Written request:
Pictures stay out of this copy; please retype only the lines from the start of the records through the line with "(0,0) rectangle (1316,999);".

+ + + + + + +

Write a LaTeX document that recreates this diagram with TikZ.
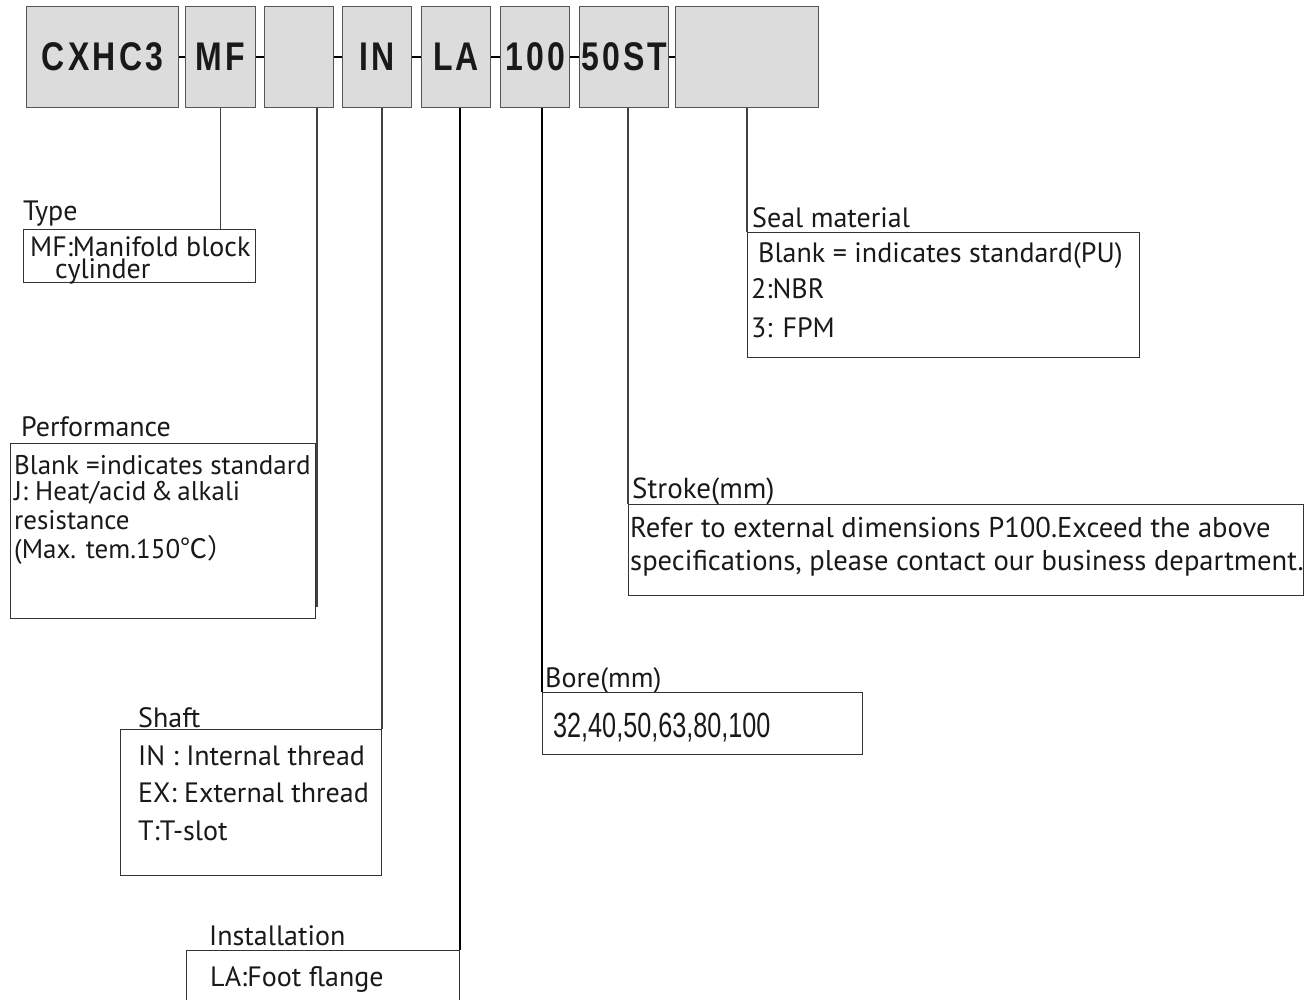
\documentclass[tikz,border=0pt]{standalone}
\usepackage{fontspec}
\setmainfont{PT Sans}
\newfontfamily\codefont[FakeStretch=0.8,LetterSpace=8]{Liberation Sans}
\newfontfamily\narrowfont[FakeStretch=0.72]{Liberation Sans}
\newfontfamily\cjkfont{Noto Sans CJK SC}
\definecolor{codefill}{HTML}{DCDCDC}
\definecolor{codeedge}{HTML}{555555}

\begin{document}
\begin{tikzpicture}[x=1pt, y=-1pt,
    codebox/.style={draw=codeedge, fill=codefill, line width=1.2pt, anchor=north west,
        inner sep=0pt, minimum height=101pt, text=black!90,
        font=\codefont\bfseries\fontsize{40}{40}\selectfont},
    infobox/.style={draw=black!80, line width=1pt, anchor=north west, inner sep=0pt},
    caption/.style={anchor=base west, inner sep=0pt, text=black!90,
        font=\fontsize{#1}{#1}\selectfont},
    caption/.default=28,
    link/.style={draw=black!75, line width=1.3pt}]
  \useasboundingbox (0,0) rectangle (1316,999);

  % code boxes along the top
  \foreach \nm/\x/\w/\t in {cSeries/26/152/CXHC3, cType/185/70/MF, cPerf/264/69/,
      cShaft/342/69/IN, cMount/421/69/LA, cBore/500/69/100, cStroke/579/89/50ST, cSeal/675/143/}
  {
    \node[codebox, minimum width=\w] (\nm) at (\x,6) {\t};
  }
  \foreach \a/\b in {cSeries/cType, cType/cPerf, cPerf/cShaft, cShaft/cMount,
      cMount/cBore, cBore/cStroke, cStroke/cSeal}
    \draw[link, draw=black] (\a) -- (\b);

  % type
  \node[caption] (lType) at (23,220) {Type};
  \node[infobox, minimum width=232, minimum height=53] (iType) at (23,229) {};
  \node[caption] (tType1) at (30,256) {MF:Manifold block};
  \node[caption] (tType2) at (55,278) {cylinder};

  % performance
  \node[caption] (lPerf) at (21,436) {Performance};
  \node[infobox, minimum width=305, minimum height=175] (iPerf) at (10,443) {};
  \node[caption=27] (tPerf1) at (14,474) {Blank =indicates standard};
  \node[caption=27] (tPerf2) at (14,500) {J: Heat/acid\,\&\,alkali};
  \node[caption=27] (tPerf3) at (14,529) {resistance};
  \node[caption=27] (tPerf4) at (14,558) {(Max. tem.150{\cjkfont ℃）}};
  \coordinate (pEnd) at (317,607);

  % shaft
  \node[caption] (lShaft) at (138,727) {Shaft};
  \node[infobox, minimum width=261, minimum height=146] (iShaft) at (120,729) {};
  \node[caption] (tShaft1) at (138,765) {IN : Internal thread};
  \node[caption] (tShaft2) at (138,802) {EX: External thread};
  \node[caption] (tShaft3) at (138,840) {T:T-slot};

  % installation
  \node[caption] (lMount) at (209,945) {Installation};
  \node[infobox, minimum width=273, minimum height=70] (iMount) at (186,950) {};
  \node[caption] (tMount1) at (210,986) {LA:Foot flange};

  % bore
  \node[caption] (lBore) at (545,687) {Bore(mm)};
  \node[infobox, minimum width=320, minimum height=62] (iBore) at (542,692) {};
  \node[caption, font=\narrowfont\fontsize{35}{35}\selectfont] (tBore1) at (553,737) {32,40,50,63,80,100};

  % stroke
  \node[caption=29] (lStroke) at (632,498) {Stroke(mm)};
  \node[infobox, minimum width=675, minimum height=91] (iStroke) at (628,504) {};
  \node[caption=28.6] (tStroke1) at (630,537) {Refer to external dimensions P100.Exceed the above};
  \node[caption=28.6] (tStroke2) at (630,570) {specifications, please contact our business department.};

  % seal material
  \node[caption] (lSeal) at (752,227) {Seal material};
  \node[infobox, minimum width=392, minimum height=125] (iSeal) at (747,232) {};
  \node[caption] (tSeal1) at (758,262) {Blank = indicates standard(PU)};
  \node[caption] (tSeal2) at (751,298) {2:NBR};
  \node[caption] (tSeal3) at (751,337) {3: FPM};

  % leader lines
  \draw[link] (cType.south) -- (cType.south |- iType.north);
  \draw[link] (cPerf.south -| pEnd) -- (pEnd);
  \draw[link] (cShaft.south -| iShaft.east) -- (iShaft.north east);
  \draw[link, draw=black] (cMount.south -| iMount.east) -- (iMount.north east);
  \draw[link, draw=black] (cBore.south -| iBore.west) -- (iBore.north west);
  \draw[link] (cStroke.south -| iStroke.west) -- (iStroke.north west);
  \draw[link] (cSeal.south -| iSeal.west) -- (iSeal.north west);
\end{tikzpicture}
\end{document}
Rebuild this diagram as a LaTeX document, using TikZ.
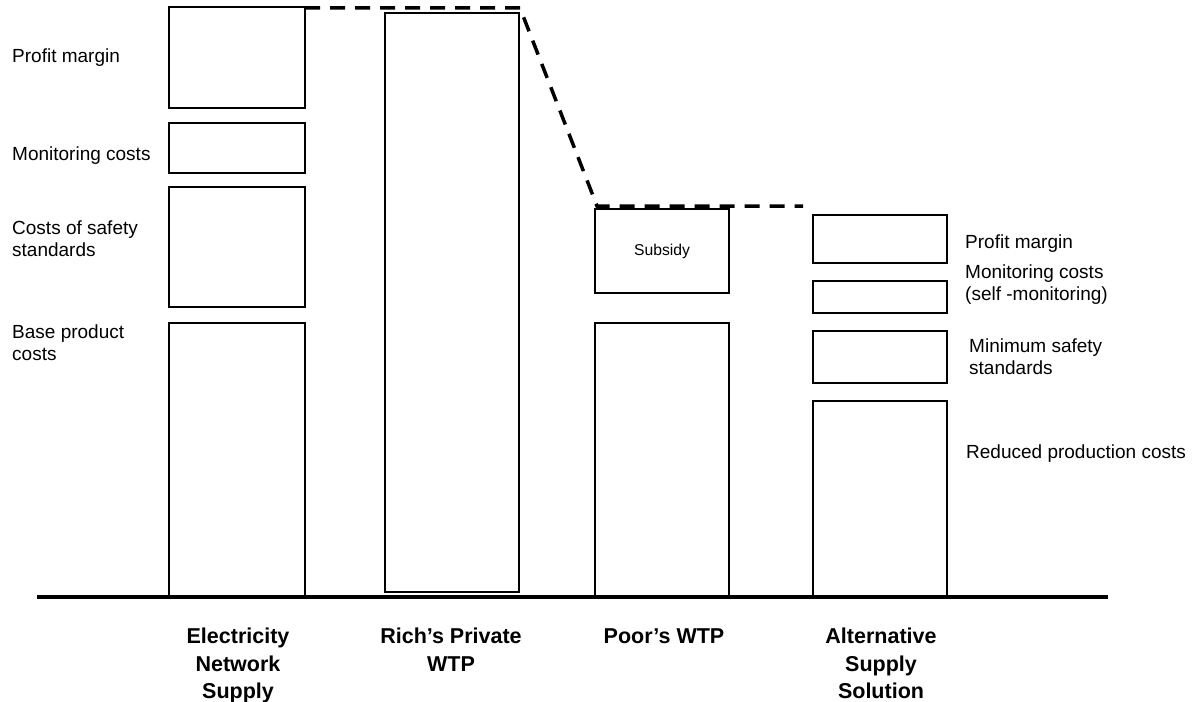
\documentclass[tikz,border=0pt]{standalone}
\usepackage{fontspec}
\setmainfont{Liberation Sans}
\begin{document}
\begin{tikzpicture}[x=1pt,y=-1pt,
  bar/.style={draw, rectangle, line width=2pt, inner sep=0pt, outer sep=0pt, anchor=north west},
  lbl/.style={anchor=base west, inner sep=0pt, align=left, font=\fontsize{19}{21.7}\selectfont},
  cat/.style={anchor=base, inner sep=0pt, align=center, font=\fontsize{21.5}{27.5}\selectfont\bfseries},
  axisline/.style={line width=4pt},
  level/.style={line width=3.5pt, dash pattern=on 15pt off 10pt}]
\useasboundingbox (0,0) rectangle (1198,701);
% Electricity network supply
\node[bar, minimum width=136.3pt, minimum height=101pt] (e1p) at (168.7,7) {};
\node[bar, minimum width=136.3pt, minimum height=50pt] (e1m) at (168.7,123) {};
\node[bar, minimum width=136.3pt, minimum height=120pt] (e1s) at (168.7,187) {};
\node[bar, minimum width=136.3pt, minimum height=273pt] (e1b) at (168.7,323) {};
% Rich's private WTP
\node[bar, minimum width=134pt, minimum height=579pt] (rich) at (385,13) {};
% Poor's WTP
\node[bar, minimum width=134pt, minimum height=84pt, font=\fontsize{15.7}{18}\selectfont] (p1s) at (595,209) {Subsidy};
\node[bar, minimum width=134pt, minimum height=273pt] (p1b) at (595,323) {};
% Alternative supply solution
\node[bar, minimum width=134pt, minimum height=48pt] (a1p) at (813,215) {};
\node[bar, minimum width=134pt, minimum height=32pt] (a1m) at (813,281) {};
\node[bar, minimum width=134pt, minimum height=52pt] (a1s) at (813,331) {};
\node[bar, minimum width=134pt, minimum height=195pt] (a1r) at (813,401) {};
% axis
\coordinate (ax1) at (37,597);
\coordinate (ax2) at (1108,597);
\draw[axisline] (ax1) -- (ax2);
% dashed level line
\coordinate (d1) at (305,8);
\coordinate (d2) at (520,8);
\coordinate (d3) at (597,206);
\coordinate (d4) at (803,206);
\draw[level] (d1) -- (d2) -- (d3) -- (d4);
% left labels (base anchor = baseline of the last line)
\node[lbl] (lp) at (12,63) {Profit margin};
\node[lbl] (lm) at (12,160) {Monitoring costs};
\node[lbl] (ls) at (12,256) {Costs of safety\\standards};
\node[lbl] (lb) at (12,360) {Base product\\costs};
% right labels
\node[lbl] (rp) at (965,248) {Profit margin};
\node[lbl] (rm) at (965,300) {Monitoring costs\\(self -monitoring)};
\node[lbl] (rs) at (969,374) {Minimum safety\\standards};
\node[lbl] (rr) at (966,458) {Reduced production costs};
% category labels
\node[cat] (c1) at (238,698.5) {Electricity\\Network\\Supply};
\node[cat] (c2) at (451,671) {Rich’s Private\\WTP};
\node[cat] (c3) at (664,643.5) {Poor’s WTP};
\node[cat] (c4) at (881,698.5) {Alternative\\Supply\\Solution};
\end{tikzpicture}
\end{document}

+ + + + + + +

Result of the exercise:
Write a LaTeX document that recreates this diagram with TikZ.
\documentclass[tikz,border=0pt]{standalone}
\usepackage{fontspec}
\setmainfont{PT Sans}
\newfontfamily\codefont[FakeStretch=0.8,LetterSpace=8]{Liberation Sans}
\newfontfamily\narrowfont[FakeStretch=0.72]{Liberation Sans}
\newfontfamily\cjkfont{Noto Sans CJK SC}
\definecolor{codefill}{HTML}{DCDCDC}
\definecolor{codeedge}{HTML}{555555}

\begin{document}
\begin{tikzpicture}[x=1pt, y=-1pt,
    codebox/.style={draw=codeedge, fill=codefill, line width=1.2pt, anchor=north west,
        inner sep=0pt, minimum height=101pt, text=black!90,
        font=\codefont\bfseries\fontsize{40}{40}\selectfont},
    infobox/.style={draw=black!80, line width=1pt, anchor=north west, inner sep=0pt},
    caption/.style={anchor=base west, inner sep=0pt, text=black!90,
        font=\fontsize{#1}{#1}\selectfont},
    caption/.default=28,
    link/.style={draw=black!75, line width=1.3pt}]
  \useasboundingbox (0,0) rectangle (1316,999);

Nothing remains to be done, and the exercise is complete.